I lived in Geneva for most of the 1990s but arriving by plane on a clear spring day has never lost its enchantment.First stop, the International Committee of the Red Cross, founded in 1863 by a Swiss businessman who accidentally bore witness to the gruesome battle of Solferino. Dunant stayed behind to organize non-partisan help to the wounded. From this simple idea the laws of war emerged, rarely respected in full but indispensible in restraining the worst aspects of armed conflict.
The ICRC is as Swiss as gruyère, and only slowly opening itself to outsiders. One of the few to have breached its senior management ranks is Australian lawyer Helen Durham. She and I have both been nominated for an award but neither of us can be at the ceremony in Canberra so have agreed to video a ‘conversation’. It’s great fun – even if armed conflict and human trafficking are the main topics. We finish up on the perennial ‘having it all’ question, agreeing that our daughters will not be misled about the difficulties of combining an international career with a decent family life. In this regard it seems that the most important choice is not the university you attend, what you study or your first job – it’s the decision about who’s going to be the father of your children. We both scored well on that front.

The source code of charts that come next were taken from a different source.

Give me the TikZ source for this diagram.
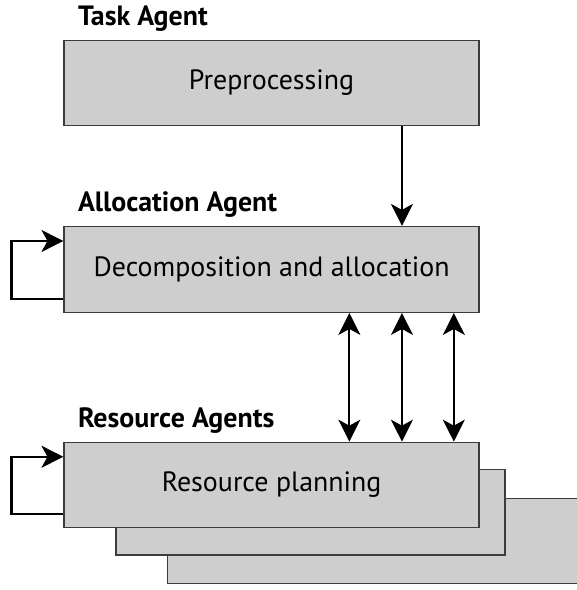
\documentclass[tikz,border=0pt]{standalone}
\usepackage{fontspec}
\setmainfont{PT Sans}
\usepackage{tikz}
\usetikzlibrary{arrows.meta}
\definecolor{boxfill}{RGB}{206,206,206}
\definecolor{boxline}{RGB}{60,60,60}
\tikzset{flowtip/.tip={Stealth[width=22pt,length=22pt,inset=6pt]}}
\tikzset{
  agentbox/.style={shape=rectangle,draw=boxline,line width=1.4pt,fill=boxfill,minimum height=1.18in,minimum width=5.76in,inner sep=0pt,font=\fontsize{28}{32}\selectfont},
  agentlabel/.style={anchor=base west,inner sep=0pt,font=\fontsize{28}{32}\selectfont\bfseries},
  flow/.style={line width=2.2pt}
}

\begin{document}
\begin{tikzpicture}

\useasboundingbox (0in,0in) rectangle (8in,-8.19in);

% resource agents, stacked copies first
\path (5.33in,-7.51in) node (resc) [agentbox,minimum width=6.01in]{};
\path (4.31in,-7.11in) node (resb) [agentbox,minimum width=5.40in,minimum height=1.19in]{};
\path (3.77in,-6.73in) node (res) [agentbox]{Resource planning};

\path (3.77in,-1.15in) node (pre) [agentbox]{Preprocessing};
\path (3.77in,-3.74in) node (dec) [agentbox,minimum height=1.19in]{Decomposition and allocation};

\path (1.08in,-0.36in) node (tasklbl) [agentlabel]{Task Agent};
\path (1.08in,-2.94in) node (alloclbl) [agentlabel]{Allocation Agent};
\path (1.08in,-5.93in) node (reslbl) [agentlabel]{Resource Agents};

\draw [flow,-flowtip] ([xshift=-1.08in]pre.south east) -- ([xshift=-1.08in]dec.north east);

\foreach \dx in {0.36in,1.08in,1.81in}
  \draw [flow,flowtip-flowtip] ([xshift=-\dx]dec.south east) -- ([xshift=-\dx]res.north east);

% self loops
\draw [flow,-flowtip] ([yshift=0.19in]dec.south west) -- ++(-0.72in,0) |- ([yshift=-0.21in]dec.north west);
\draw [flow,-flowtip] ([yshift=0.19in]res.south west) -- ++(-0.72in,0) |- ([yshift=-0.21in]res.north west);

\end{tikzpicture}
\end{document}
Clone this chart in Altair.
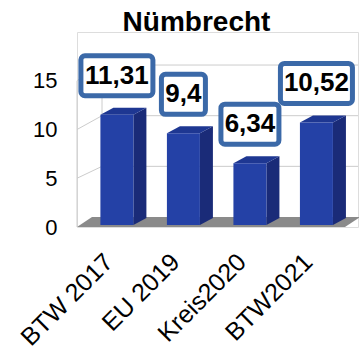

The ICRC was just a detour on my way to the International Organization for Migration, where I’m part of a group appointed to provide ‘wise counsel’ to its Director-General. The recipient of our wisdom is Ambassador William Lacy Swing, who might just have one of the most grueling diplomatic posts around. IOM is the world’s migration agency: its job, since 1951, has been to work with governments to move people safely and humanely, in war and in peace. Bill Swing turned 80 last year and shows no sign of slowing down. As he criss-crosses the world (in economy class) his message is the same: countries everywhere must understand that what we are seeing today – massive flows, mostly undocumented and facilitated by smugglers – is the new normal. Migration has always been with us and the motivations – personal security and the possibility of a step up – have never altered. The only factors that change are the nationality of those on the move and the direction of their journey. It’s worth remembering that Europe has only recently become a continent of mass immigration and it is European emigrants who have shaped our world. It must indeed feel strange for Europe to suddenly find itself on the other end of the great migration game.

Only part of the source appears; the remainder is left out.